Nîmes

In 1869, in his eighties, Guizot wrote to a lady friend: “Personally, I like only the sun and the heat. Physically, I have been a southerner all my life”.

In fact he only spent the first twelve years of his life in the south of France in Nîmes, 2 rue Caguensol, where his parents lived and where he was born on October 4, 1787. His family had been in the region for centuries, originating on his father’s side from Saint-Geniès de Malgloirès and on his mother’s from Pont-de-Montvert, two towns to the north of Nîmes.

The young François and his brother Jean-Jacques used to play in the garden of the little mazet owned by his grandfather at the foot of the Magne Tower, and it was here that he saw the Jacobins beaten down after the fall of Robespierre, the terrorists responsible for the death of his father André, guillotined in April 1794. In this respect, Nîmes did not leave him happy memories.

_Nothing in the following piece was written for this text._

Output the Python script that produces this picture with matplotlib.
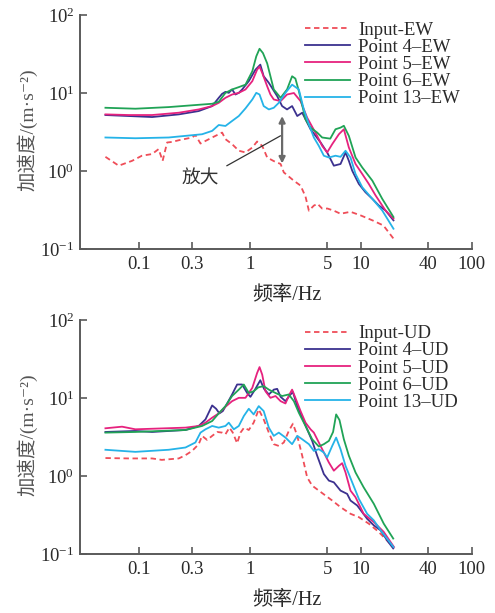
import matplotlib
matplotlib.use("Agg")
import matplotlib.pyplot as plt
from matplotlib.ticker import FixedLocator, FixedFormatter, NullLocator

plt.rcParams['font.family'] = ['Liberation Serif', 'Noto Sans CJK SC', 'DejaVu Sans']
plt.rcParams['mathtext.fontset'] = 'stix'

# ---------------- EW direction ----------------
f_in_ew = [0.0497, 0.0655, 0.0864, 0.106, 0.131, 0.150, 0.163, 0.179, 0.198, 0.228, 0.301, 0.322,
           0.358, 0.397, 0.456, 0.523, 0.561, 0.601, 0.690, 0.793, 0.911, 1.05, 1.16, 1.29, 1.43,
           1.64, 1.89, 2.02, 2.49, 2.86, 3.17, 3.40, 3.77, 4.07, 4.48, 5.01, 5.71, 6.56, 8.07,
           9.94, 13.0, 16.0, 19.7]
a_in_ew = [1.52, 1.17, 1.35, 1.57, 1.65, 1.91, 1.35, 2.32, 2.36, 2.48, 2.69, 2.90,
           2.25, 2.43, 2.69, 2.96, 3.11, 2.56, 2.21, 1.82, 1.73, 2.00, 2.39, 2.10, 1.49,
           1.34, 1.23, 0.96, 0.75, 0.65, 0.47, 0.31, 0.36, 0.38, 0.33, 0.33, 0.31, 0.283, 0.30,
           0.27, 0.23, 0.20, 0.136]

f_p4_ew = [0.0497, 0.0806, 0.131, 0.228, 0.345, 0.456, 0.523, 0.561, 0.601, 0.644, 0.690, 0.740,
           0.793, 0.850, 0.976, 1.12, 1.24, 1.33, 1.48, 1.76, 1.95, 2.16, 2.40, 2.67, 2.96,
           3.17, 3.52, 4.34, 4.97, 5.71, 6.56, 7.28, 7.80, 8.36, 9.60, 11.0, 12.7, 14.5,
           16.7, 19.7]
a_p4_ew = [5.22, 5.07, 4.92, 5.32, 5.87, 6.80, 8.68, 9.76, 10.35, 10.05, 11.1, 9.57,
           10.05, 11.1, 14.2, 19.9, 23.1, 16.4, 13.5, 9.11, 6.80, 6.16, 6.80, 5.07, 5.59,
           4.60, 3.43, 2.32, 1.73, 1.17, 1.23, 1.73, 1.35, 1.01, 0.683, 0.535, 0.440, 0.362,
           0.312, 0.233]

f_p5_ew = [0.0497, 0.0806, 0.131, 0.228, 0.345, 0.456, 0.523, 0.601, 0.690, 0.793, 0.911, 1.05,
           1.16, 1.22, 1.29, 1.43, 1.53, 1.64, 1.89, 2.16, 2.49, 2.86, 3.28, 4.04, 4.48,
           4.97, 5.52, 6.34, 7.03, 7.80, 8.96, 10.3, 11.8, 13.6, 16.7, 19.7]
a_p5_ew = [5.32, 5.22, 5.22, 5.59, 6.16, 6.80, 7.49, 8.68, 9.57, 10.05, 11.1, 14.2,
           19.9, 21.8, 18.1, 12.2, 9.57, 8.26, 7.87, 9.57, 10.0, 7.87, 4.83, 2.82, 2.10,
           1.73, 2.21, 2.96, 3.43, 2.00, 1.23, 0.916, 0.683, 0.485, 0.312, 0.245]

f_p6_ew = [0.0497, 0.0926, 0.185, 0.456, 0.523, 0.601, 0.690, 0.793, 0.911, 1.05, 1.14, 1.22,
           1.31, 1.43, 1.64, 1.89, 2.16, 2.40, 2.57, 2.76, 3.17, 3.52, 4.04, 4.48, 5.30,
           5.91, 6.56, 7.03, 7.80, 8.96, 10.3, 12.7, 15.6, 19.7]
a_p6_ew = [6.47, 6.29, 6.60, 7.28, 7.72, 10.05, 11.1, 11.9, 12.8, 19.0, 29.5, 36.9,
           32.5, 24.0, 11.1, 8.68, 11.1, 16.4, 15.3, 10.6, 4.60, 3.60, 3.11, 2.69, 2.60,
           3.43, 3.60, 3.80, 2.82, 1.49, 1.11, 0.753, 0.440, 0.257]

f_p13_ew = [0.0497, 0.0926, 0.185, 0.370, 0.456, 0.523, 0.601, 0.690, 0.793, 0.911, 1.05, 1.14,
            1.22, 1.33, 1.48, 1.64, 1.82, 2.09, 2.40, 2.76, 3.06, 3.40, 3.77, 4.18, 4.64,
            5.15, 5.91, 6.56, 7.28, 8.07, 8.96, 10.3, 12.7, 15.6, 19.7]
a_p13_ew = [2.69, 2.63, 2.69, 2.96, 3.27, 3.89, 3.78, 4.38, 5.07, 6.35, 8.26, 10.05,
            9.57, 6.80, 6.16, 6.47, 7.49, 10.05, 12.8, 11.1, 6.16, 3.97, 2.69, 2.10, 1.57,
            1.49, 1.57, 1.52, 1.82, 1.49, 0.916, 0.619, 0.440, 0.312, 0.182]

# ---------------- UD direction ----------------
f_in_ud = [0.0497, 0.0806, 0.131, 0.160, 0.228, 0.262, 0.301, 0.345, 0.370, 0.411, 0.456, 0.507,
           0.561, 0.601, 0.653, 0.700, 0.766, 0.822, 0.885, 0.976, 1.08, 1.20, 1.33, 1.48,
           1.64, 1.82, 2.02, 2.24, 2.44, 2.67, 2.96, 3.28, 3.64, 4.18, 4.80, 5.52, 6.56,
           8.07, 9.60, 11.8, 14.5, 19.7]
a_in_ud = [1.70, 1.68, 1.68, 1.61, 1.68, 1.85, 2.10, 2.56, 3.27, 2.90, 3.27, 3.67,
           3.60, 3.43, 4.17, 3.60, 2.63, 3.60, 4.17, 3.89, 4.83, 7.14, 5.32, 3.60,
           2.56, 2.43, 2.69, 3.78, 4.69, 3.27, 1.82, 0.962, 0.753, 0.650, 0.562, 0.485, 0.399,
           0.328, 0.297, 0.245, 0.192, 0.123]

f_p4_ud = [0.0497, 0.0926, 0.131, 0.262, 0.345, 0.397, 0.456, 0.495, 0.530, 0.569, 0.623, 0.690,
           0.766, 0.850, 0.943, 1.01, 1.12, 1.24, 1.34, 1.48, 1.64, 1.76, 1.89, 2.09, 2.32,
           2.44, 2.67, 2.96, 3.28, 3.64, 4.04, 4.64, 5.15, 5.71, 6.56, 7.53, 8.07, 9.27,
           11.4, 13.1, 15.1, 17.3, 19.6]
a_p4_ud = [3.67, 3.78, 3.67, 3.89, 4.38, 5.32, 8.03, 7.28, 6.35, 6.80, 8.51, 11.1,
           14.9, 14.9, 11.6, 10.35, 13.1, 16.9, 13.1, 11.1, 12.8, 13.1, 10.35, 9.11, 11.1,
           11.9, 7.87, 5.59, 3.97, 2.82, 1.82, 1.06, 0.873, 0.830, 0.650, 0.590, 0.485, 0.419,
           0.283, 0.233, 0.201, 0.149, 0.118]

f_p5_ud = [0.0497, 0.0702, 0.0926, 0.262, 0.345, 0.397, 0.456, 0.523, 0.601, 0.690, 0.793, 0.911,
           1.05, 1.16, 1.22, 1.29, 1.38, 1.53, 1.70, 1.89, 2.09, 2.27, 2.40, 2.57, 2.86,
           3.17, 3.52, 3.77, 4.18, 4.64, 5.15, 5.71, 6.34, 6.79, 7.28, 8.07, 8.96, 10.6,
           13.1, 16.1, 19.9]
a_p5_ud = [4.09, 4.29, 3.97, 4.17, 4.38, 4.83, 5.59, 6.35, 7.72, 9.11, 10.05, 10.05,
           13.5, 20.9, 24.9, 19.9, 12.2, 10.05, 10.6, 9.11, 8.51, 11.1, 12.8, 10.05, 6.80,
           4.83, 3.97, 3.60, 2.69, 2.00, 1.49, 1.17, 1.35, 1.46, 1.11, 0.650, 0.535, 0.328,
           0.257, 0.192, 0.123]

f_p6_ud = [0.0497, 0.0926, 0.262, 0.370, 0.456, 0.523, 0.601, 0.690, 0.793, 0.880, 0.976, 1.08,
           1.19, 1.33, 1.48, 1.70, 1.95, 2.24, 2.49, 2.76, 3.17, 3.64, 4.18, 4.64, 5.15,
           5.62, 5.99, 6.42, 7.03, 7.80, 8.96, 10.6, 13.1, 16.1, 19.6]
a_p6_ud = [3.60, 3.67, 3.89, 4.38, 5.07, 6.35, 7.87, 10.6, 12.8, 14.9, 11.6, 12.2,
           13.7, 14.2, 12.8, 11.6, 10.6, 11.1, 9.11, 6.47, 4.38, 2.96, 2.39, 2.56, 2.82,
           3.67, 6.16, 5.22, 2.96, 1.82, 1.11, 0.717, 0.440, 0.245, 0.158]

f_p13_ud = [0.0497, 0.0926, 0.185, 0.262, 0.322, 0.358, 0.397, 0.456, 0.523, 0.601, 0.644, 0.715,
            0.793, 0.880, 0.976, 1.08, 1.20, 1.33, 1.48, 1.64, 1.82, 2.09, 2.40, 2.67, 2.96,
            3.40, 3.77, 4.18, 4.64, 4.97, 5.52, 5.99, 6.56, 7.28, 8.36, 9.60, 11.4, 13.1,
            15.1, 19.7]
a_p13_ud = [2.17, 2.04, 2.17, 2.32, 2.69, 3.60, 3.97, 4.38, 4.17, 4.38, 4.83, 3.97,
            4.38, 5.87, 7.28, 6.16, 7.87, 6.80, 4.17, 3.27, 3.60, 3.11, 2.56, 3.27, 2.96,
            2.56, 2.10, 2.21, 2.00, 1.73, 2.43, 3.11, 2.21, 1.35, 0.830, 0.509, 0.328, 0.270,
            0.201, 0.123]

x_ticks = [0.1, 0.3, 1, 5, 10, 40, 100]
x_tick_labels = ['0.1', '0.3', '1', '5', '10', '40', '100']
y_ticks = [0.1, 1, 10, 100]

names_ew = ['Input-EW', 'Point 4–EW', 'Point 5–EW', 'Point 6–EW', 'Point 13–EW']
names_ud = ['Input-UD', 'Point 4–UD', 'Point 5–UD', 'Point 6–UD', 'Point 13–UD']
series_ew = [(f_in_ew, a_in_ew), (f_p4_ew, a_p4_ew), (f_p5_ew, a_p5_ew),
             (f_p6_ew, a_p6_ew), (f_p13_ew, a_p13_ew)]
series_ud = [(f_in_ud, a_in_ud), (f_p4_ud, a_p4_ud), (f_p5_ud, a_p5_ud),
             (f_p6_ud, a_p6_ud), (f_p13_ud, a_p13_ud)]

colors = ['#ef4d58', '#3c318f', '#e6227e', '#20a356', '#25b3e8']
styles = ['--', '-', '-', '-', '-']

spine_color = '#5a5a5a'
text_color = '#2a2a2a'

fig = plt.figure(figsize=(4.95, 6.13), dpi=100)
ax_top = fig.add_axes([0.1616, 0.5938, 0.7913, 0.3817])
ax_bot = fig.add_axes([0.1616, 0.0962, 0.7913, 0.3818])


def style_axis(ax, series, names, legend_y):
    for (f, a), name, c, ls in zip(series, names, colors, styles):
        ax.plot(f, a, color=c, ls=ls, lw=1.3, label=name,
                dashes=(3, 2) if ls == '--' else (None, None))
    ax.set_xscale('log')
    ax.set_yscale('log')
    ax.set_xlim(0.0293, 100)
    ax.set_ylim(0.1, 100)
    for side in ('top', 'right'):
        ax.spines[side].set_visible(False)
    for side in ('left', 'bottom'):
        ax.spines[side].set_color(spine_color)
        ax.spines[side].set_linewidth(1.4)
    ax.xaxis.set_major_locator(FixedLocator(x_ticks))
    ax.xaxis.set_major_formatter(FixedFormatter(x_tick_labels))
    ax.xaxis.set_minor_locator(NullLocator())
    ax.yaxis.set_major_locator(FixedLocator(y_ticks))
    ax.yaxis.set_minor_locator(NullLocator())
    ax.tick_params(axis='both', direction='in', length=5, width=1.2,
                   color=spine_color, labelsize=13.5, labelcolor=text_color)
    ax.tick_params(axis='x', pad=5)
    ax.tick_params(axis='y', pad=4)
    ax.set_xlabel('频率/Hz', fontsize=14.5, color=text_color)
    ax.xaxis.set_label_coords(0.528, -0.197)
    ax.xaxis.label.set_va('center')
    ax.set_ylabel('加速度/(m·s⁻²)', fontsize=14, color='#555555')
    ax.yaxis.set_label_coords(-0.135, 0.51)
    ax.yaxis.label.set_va('center')
    leg = ax.legend(loc='upper left', bbox_to_anchor=(0.574, legend_y), frameon=False,
                    fontsize=13.5, handlelength=2.4, handletextpad=0.45,
                    labelspacing=0.0, borderpad=0.0, borderaxespad=0.0)
    for t in leg.get_texts():
        t.set_color(text_color)


style_axis(ax_top, series_ew, names_ew, 0.972)
style_axis(ax_bot, series_ud, names_ud, 0.978)

# amplification marker between input and response at about 2 Hz
ax_top.annotate('', xy=(1.95, 5.06), xytext=(1.95, 1.25),
                arrowprops=dict(arrowstyle='<|-|>', color='#6a6a6a', lw=1.6,
                                mutation_scale=9, shrinkA=0, shrinkB=0))
ax_top.plot([0.62, 1.88], [1.17, 2.82], color='#333333', lw=0.9)
ax_top.text(0.36, 0.82, '放大', fontsize=13.5, color='#333333',
            ha='center', va='center', family=['Noto Sans CJK SC'])

fig.savefig('out.png', dpi=100)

However, his attachment to his “native land” never wavered. Apart from his love of figs, aubergines and walnuts, throughout his life he maintained a solid network of personal and political friends in the Gard: the Deputies Daunant and Chabaud-Latour, long-standing friends of the Guizot family, Girard, the Mayor of Nîmes, and many others.

Maison Carrée Nîmes

In 1849, it was in Nîmes that he would have liked to relaunch his political career. He tried to get his son Guillaume’s career started there, who married  Gabrielle Verdier de Flaux, a young girl from a well-to-do local family, in 1860 in the Great Church of Nîmes. It was on this occasion that Guizot returned to his birthplace for the last time and spoke before the Académie du Gard, of which he had been a member for 53 years. In 1855, close to his father’s old house, a street was opened and named after him, which still exists today. He declared that he was “appreciative of this gesture of remembrance from my homeland”.